_The request_
Only the lines from the one containing "Reproduce this diagram with TikZ." through the one containing "line width=3.6pt, minimum" are wanted. Give them again exactly, both ends included.

━━ Exercise data

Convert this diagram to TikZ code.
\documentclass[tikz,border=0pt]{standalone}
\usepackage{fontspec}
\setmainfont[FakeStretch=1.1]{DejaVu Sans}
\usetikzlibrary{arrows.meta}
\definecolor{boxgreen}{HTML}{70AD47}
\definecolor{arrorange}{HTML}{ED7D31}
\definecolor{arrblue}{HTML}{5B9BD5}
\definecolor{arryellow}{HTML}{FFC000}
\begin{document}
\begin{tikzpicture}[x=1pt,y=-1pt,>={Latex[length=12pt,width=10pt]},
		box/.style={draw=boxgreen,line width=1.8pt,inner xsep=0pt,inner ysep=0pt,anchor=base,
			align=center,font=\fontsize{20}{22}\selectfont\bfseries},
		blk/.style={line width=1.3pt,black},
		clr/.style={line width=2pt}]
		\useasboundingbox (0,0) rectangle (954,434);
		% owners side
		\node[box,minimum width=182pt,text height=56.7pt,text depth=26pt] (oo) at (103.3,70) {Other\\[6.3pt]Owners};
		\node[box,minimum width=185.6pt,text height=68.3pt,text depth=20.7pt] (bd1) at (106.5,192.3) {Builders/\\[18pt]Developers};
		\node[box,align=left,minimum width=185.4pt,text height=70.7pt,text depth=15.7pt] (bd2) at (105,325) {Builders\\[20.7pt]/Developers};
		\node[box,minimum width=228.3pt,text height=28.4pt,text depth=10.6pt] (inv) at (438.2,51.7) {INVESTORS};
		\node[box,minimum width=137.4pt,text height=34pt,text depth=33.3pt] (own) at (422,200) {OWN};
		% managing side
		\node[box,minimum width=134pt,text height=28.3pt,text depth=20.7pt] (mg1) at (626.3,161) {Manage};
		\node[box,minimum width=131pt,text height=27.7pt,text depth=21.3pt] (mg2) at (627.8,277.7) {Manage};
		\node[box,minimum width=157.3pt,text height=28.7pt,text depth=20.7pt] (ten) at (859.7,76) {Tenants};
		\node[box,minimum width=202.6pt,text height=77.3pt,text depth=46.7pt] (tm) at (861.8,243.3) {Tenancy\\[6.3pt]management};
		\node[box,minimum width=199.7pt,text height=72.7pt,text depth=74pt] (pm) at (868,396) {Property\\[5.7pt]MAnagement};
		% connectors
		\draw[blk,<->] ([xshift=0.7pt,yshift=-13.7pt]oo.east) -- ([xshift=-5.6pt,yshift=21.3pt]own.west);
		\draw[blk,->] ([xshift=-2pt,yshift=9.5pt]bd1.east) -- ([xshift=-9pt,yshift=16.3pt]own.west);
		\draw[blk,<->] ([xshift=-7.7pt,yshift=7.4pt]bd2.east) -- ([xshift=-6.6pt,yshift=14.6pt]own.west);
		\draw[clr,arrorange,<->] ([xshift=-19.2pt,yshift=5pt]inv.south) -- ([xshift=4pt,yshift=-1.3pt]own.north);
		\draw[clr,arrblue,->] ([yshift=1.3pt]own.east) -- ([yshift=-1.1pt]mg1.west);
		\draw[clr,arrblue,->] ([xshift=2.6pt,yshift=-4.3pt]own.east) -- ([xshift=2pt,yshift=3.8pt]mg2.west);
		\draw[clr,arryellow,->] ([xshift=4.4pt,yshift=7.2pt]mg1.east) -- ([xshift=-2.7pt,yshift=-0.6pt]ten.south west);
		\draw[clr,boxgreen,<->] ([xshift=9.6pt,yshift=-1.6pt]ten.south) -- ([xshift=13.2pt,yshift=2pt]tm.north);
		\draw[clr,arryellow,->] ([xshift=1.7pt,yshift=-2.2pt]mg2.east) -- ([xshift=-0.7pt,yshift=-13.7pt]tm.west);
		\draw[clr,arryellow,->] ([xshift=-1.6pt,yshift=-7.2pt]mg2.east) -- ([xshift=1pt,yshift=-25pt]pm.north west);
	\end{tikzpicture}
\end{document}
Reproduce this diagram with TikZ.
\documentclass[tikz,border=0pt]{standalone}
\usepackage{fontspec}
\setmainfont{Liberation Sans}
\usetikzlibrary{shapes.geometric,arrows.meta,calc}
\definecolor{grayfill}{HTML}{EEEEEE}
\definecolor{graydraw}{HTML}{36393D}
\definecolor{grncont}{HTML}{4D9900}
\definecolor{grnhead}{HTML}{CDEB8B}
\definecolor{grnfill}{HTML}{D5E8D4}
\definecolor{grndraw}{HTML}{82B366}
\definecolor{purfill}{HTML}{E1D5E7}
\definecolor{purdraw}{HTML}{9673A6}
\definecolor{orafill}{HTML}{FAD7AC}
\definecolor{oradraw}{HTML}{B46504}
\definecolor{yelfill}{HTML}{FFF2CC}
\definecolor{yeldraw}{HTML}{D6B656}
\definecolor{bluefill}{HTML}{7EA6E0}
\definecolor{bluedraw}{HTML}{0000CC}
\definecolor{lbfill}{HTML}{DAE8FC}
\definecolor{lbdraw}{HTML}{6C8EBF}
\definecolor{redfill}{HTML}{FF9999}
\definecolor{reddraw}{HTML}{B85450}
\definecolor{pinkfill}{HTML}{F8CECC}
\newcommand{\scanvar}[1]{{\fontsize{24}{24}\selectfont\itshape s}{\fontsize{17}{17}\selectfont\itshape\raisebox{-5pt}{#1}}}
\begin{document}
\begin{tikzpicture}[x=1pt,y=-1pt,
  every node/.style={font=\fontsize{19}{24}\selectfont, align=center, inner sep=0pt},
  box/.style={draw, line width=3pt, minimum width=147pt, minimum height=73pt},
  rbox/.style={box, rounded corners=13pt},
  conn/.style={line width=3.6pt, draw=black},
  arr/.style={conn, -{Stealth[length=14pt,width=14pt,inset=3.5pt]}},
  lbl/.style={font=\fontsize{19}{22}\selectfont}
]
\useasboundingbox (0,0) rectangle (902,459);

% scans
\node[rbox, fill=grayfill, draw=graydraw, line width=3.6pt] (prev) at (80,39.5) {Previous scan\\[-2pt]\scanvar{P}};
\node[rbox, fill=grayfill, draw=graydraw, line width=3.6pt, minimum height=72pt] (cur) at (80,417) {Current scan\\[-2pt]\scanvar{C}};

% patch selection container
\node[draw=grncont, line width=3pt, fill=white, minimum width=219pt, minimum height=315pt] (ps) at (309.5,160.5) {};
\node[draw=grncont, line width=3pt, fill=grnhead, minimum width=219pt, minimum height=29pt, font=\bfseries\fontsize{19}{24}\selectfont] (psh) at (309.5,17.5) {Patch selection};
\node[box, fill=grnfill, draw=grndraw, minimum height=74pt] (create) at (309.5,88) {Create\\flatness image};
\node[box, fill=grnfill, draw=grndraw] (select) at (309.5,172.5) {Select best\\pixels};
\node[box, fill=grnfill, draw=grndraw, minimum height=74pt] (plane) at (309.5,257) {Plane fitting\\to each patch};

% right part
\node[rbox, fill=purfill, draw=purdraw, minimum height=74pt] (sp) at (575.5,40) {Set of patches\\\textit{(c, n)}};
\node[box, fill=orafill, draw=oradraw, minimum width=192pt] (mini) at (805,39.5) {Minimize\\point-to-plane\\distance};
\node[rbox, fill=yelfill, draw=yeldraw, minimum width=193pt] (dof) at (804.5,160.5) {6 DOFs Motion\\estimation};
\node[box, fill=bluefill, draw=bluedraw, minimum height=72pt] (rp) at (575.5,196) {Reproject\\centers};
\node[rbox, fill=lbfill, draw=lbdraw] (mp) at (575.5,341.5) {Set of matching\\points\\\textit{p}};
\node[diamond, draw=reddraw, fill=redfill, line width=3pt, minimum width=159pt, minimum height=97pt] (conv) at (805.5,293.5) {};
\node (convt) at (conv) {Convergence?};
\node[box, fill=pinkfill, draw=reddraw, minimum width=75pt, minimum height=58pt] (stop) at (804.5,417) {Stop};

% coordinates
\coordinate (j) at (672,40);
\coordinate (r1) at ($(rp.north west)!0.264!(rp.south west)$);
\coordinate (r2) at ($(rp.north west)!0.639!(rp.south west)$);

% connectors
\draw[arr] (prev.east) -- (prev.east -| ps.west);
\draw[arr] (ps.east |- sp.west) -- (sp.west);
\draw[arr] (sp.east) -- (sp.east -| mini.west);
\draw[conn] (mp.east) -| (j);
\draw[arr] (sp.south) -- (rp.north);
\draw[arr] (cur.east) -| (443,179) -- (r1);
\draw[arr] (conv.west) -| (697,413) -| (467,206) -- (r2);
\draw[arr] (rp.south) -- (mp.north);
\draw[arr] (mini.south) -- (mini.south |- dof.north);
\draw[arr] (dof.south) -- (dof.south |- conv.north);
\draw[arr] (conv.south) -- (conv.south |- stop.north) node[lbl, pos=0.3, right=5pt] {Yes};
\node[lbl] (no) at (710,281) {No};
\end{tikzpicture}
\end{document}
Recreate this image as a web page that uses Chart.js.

━━━━

_Reply to the task_
Reproduce this diagram with TikZ.
\documentclass[tikz,border=0pt]{standalone}
\usepackage{fontspec}
\setmainfont{Liberation Sans}
\usetikzlibrary{shapes.geometric,arrows.meta,calc}
\definecolor{grayfill}{HTML}{EEEEEE}
\definecolor{graydraw}{HTML}{36393D}
\definecolor{grncont}{HTML}{4D9900}
\definecolor{grnhead}{HTML}{CDEB8B}
\definecolor{grnfill}{HTML}{D5E8D4}
\definecolor{grndraw}{HTML}{82B366}
\definecolor{purfill}{HTML}{E1D5E7}
\definecolor{purdraw}{HTML}{9673A6}
\definecolor{orafill}{HTML}{FAD7AC}
\definecolor{oradraw}{HTML}{B46504}
\definecolor{yelfill}{HTML}{FFF2CC}
\definecolor{yeldraw}{HTML}{D6B656}
\definecolor{bluefill}{HTML}{7EA6E0}
\definecolor{bluedraw}{HTML}{0000CC}
\definecolor{lbfill}{HTML}{DAE8FC}
\definecolor{lbdraw}{HTML}{6C8EBF}
\definecolor{redfill}{HTML}{FF9999}
\definecolor{reddraw}{HTML}{B85450}
\definecolor{pinkfill}{HTML}{F8CECC}
\newcommand{\scanvar}[1]{{\fontsize{24}{24}\selectfont\itshape s}{\fontsize{17}{17}\selectfont\itshape\raisebox{-5pt}{#1}}}
\begin{document}
\begin{tikzpicture}[x=1pt,y=-1pt,
  every node/.style={font=\fontsize{19}{24}\selectfont, align=center, inner sep=0pt},
  box/.style={draw, line width=3pt, minimum width=147pt, minimum height=73pt},
  rbox/.style={box, rounded corners=13pt},
  conn/.style={line width=3.6pt, draw=black},
  arr/.style={conn, -{Stealth[length=14pt,width=14pt,inset=3.5pt]}},
  lbl/.style={font=\fontsize{19}{22}\selectfont}
]
\useasboundingbox (0,0) rectangle (902,459);

% scans
\node[rbox, fill=grayfill, draw=graydraw, line width=3.6pt] (prev) at (80,39.5) {Previous scan\\[-2pt]\scanvar{P}};
\node[rbox, fill=grayfill, draw=graydraw, line width=3.6pt, minimum height=72pt] (cur) at (80,417) {Current scan\\[-2pt]\scanvar{C}};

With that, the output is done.